--- INFORMATION SHOWN ---
○ ○ ○ ○

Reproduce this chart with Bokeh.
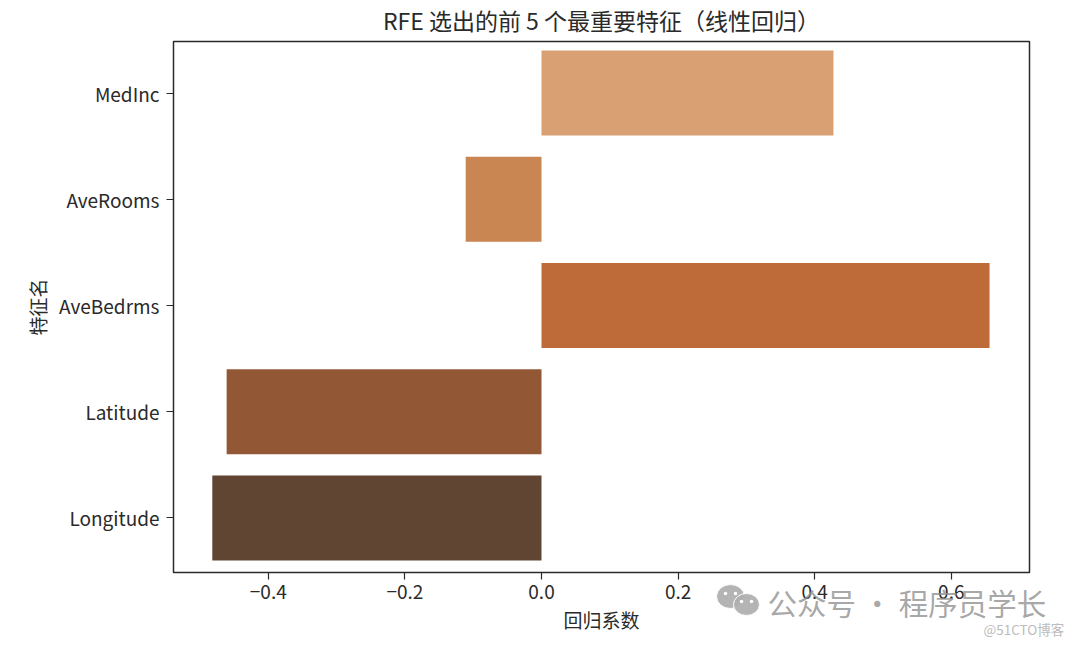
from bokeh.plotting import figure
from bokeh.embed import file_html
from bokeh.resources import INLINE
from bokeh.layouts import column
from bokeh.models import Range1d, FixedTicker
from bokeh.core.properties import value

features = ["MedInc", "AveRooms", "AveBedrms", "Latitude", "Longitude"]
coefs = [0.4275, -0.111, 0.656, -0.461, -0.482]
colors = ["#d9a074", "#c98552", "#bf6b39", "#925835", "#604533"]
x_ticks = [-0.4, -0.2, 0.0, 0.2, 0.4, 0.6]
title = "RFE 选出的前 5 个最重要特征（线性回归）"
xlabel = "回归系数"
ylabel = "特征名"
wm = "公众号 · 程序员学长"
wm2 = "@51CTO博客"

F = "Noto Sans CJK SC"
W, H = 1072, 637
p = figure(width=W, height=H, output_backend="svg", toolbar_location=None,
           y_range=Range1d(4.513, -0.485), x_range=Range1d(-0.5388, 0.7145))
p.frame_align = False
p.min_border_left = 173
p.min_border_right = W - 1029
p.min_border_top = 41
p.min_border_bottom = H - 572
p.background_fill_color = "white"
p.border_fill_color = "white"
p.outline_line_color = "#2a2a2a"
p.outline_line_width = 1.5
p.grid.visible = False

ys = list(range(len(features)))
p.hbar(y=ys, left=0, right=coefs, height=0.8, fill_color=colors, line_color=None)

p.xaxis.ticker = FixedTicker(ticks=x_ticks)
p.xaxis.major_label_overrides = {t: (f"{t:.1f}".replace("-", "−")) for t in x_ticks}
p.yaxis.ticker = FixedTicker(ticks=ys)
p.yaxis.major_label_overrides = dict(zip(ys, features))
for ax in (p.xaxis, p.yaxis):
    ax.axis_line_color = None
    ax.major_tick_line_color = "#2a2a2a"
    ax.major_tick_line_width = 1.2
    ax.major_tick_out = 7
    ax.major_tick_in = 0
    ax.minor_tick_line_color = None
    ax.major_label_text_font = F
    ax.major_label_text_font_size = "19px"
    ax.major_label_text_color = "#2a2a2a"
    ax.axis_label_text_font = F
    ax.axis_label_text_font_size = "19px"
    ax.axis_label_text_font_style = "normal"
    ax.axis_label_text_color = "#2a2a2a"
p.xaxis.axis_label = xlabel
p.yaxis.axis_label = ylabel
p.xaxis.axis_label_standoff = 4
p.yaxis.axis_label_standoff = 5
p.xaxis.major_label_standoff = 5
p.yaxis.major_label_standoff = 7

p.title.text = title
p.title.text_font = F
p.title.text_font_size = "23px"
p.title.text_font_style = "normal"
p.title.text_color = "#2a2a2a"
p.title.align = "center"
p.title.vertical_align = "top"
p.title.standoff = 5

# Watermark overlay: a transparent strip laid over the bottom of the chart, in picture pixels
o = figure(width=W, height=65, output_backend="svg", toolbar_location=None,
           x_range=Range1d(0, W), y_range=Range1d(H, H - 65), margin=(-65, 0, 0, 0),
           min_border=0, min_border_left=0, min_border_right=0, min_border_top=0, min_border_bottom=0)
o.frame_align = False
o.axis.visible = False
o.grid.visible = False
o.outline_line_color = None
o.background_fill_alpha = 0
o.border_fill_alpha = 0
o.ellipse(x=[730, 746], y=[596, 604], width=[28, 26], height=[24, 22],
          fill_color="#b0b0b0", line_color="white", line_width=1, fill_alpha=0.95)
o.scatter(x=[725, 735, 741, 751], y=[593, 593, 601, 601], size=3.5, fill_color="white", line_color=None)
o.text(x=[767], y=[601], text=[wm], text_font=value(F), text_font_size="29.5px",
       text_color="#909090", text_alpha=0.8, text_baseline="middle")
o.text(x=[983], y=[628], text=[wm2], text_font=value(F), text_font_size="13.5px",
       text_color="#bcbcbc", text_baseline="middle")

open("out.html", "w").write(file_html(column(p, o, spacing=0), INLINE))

○ ○ ○ ○

--- EXERCISE DIRECTIONS ---
Copy out each line exactly, without the pictures.

--- ANSWER TO THE TASK ---
Reproduce this chart with Bokeh.
from bokeh.plotting import figure
from bokeh.embed import file_html
from bokeh.resources import INLINE
from bokeh.layouts import column
from bokeh.models import Range1d, FixedTicker
from bokeh.core.properties import value

features = ["MedInc", "AveRooms", "AveBedrms", "Latitude", "Longitude"]
coefs = [0.4275, -0.111, 0.656, -0.461, -0.482]
colors = ["#d9a074", "#c98552", "#bf6b39", "#925835", "#604533"]
x_ticks = [-0.4, -0.2, 0.0, 0.2, 0.4, 0.6]
title = "RFE 选出的前 5 个最重要特征（线性回归）"
xlabel = "回归系数"
ylabel = "特征名"
wm = "公众号 · 程序员学长"
wm2 = "@51CTO博客"

F = "Noto Sans CJK SC"
W, H = 1072, 637
p = figure(width=W, height=H, output_backend="svg", toolbar_location=None,
           y_range=Range1d(4.513, -0.485), x_range=Range1d(-0.5388, 0.7145))
p.frame_align = False
p.min_border_left = 173
p.min_border_right = W - 1029
p.min_border_top = 41
p.min_border_bottom = H - 572
p.background_fill_color = "white"
p.border_fill_color = "white"
p.outline_line_color = "#2a2a2a"
p.outline_line_width = 1.5
p.grid.visible = False

ys = list(range(len(features)))
p.hbar(y=ys, left=0, right=coefs, height=0.8, fill_color=colors, line_color=None)

p.xaxis.ticker = FixedTicker(ticks=x_ticks)
p.xaxis.major_label_overrides = {t: (f"{t:.1f}".replace("-", "−")) for t in x_ticks}
p.yaxis.ticker = FixedTicker(ticks=ys)
p.yaxis.major_label_overrides = dict(zip(ys, features))
for ax in (p.xaxis, p.yaxis):
    ax.axis_line_color = None
    ax.major_tick_line_color = "#2a2a2a"
    ax.major_tick_line_width = 1.2
    ax.major_tick_out = 7
    ax.major_tick_in = 0
    ax.minor_tick_line_color = None
    ax.major_label_text_font = F
    ax.major_label_text_font_size = "19px"
    ax.major_label_text_color = "#2a2a2a"
    ax.axis_label_text_font = F
    ax.axis_label_text_font_size = "19px"
    ax.axis_label_text_font_style = "normal"
    ax.axis_label_text_color = "#2a2a2a"
p.xaxis.axis_label = xlabel
p.yaxis.axis_label = ylabel
p.xaxis.axis_label_standoff = 4
p.yaxis.axis_label_standoff = 5
p.xaxis.major_label_standoff = 5
p.yaxis.major_label_standoff = 7

p.title.text = title
p.title.text_font = F
p.title.text_font_size = "23px"
p.title.text_font_style = "normal"
p.title.text_color = "#2a2a2a"
p.title.align = "center"
p.title.vertical_align = "top"
p.title.standoff = 5

# Watermark overlay: a transparent strip laid over the bottom of the chart, in picture pixels
o = figure(width=W, height=65, output_backend="svg", toolbar_location=None,
           x_range=Range1d(0, W), y_range=Range1d(H, H - 65), margin=(-65, 0, 0, 0),
           min_border=0, min_border_left=0, min_border_right=0, min_border_top=0, min_border_bottom=0)
o.frame_align = False
o.axis.visible = False
o.grid.visible = False
o.outline_line_color = None
o.background_fill_alpha = 0
o.border_fill_alpha = 0
o.ellipse(x=[730, 746], y=[596, 604], width=[28, 26], height=[24, 22],
          fill_color="#b0b0b0", line_color="white", line_width=1, fill_alpha=0.95)
o.scatter(x=[725, 735, 741, 751], y=[593, 593, 601, 601], size=3.5, fill_color="white", line_color=None)
o.text(x=[767], y=[601], text=[wm], text_font=value(F), text_font_size="29.5px",
       text_color="#909090", text_alpha=0.8, text_baseline="middle")
o.text(x=[983], y=[628], text=[wm2], text_font=value(F), text_font_size="13.5px",
       text_color="#bcbcbc", text_baseline="middle")

open("out.html", "w").write(file_html(column(p, o, spacing=0), INLINE))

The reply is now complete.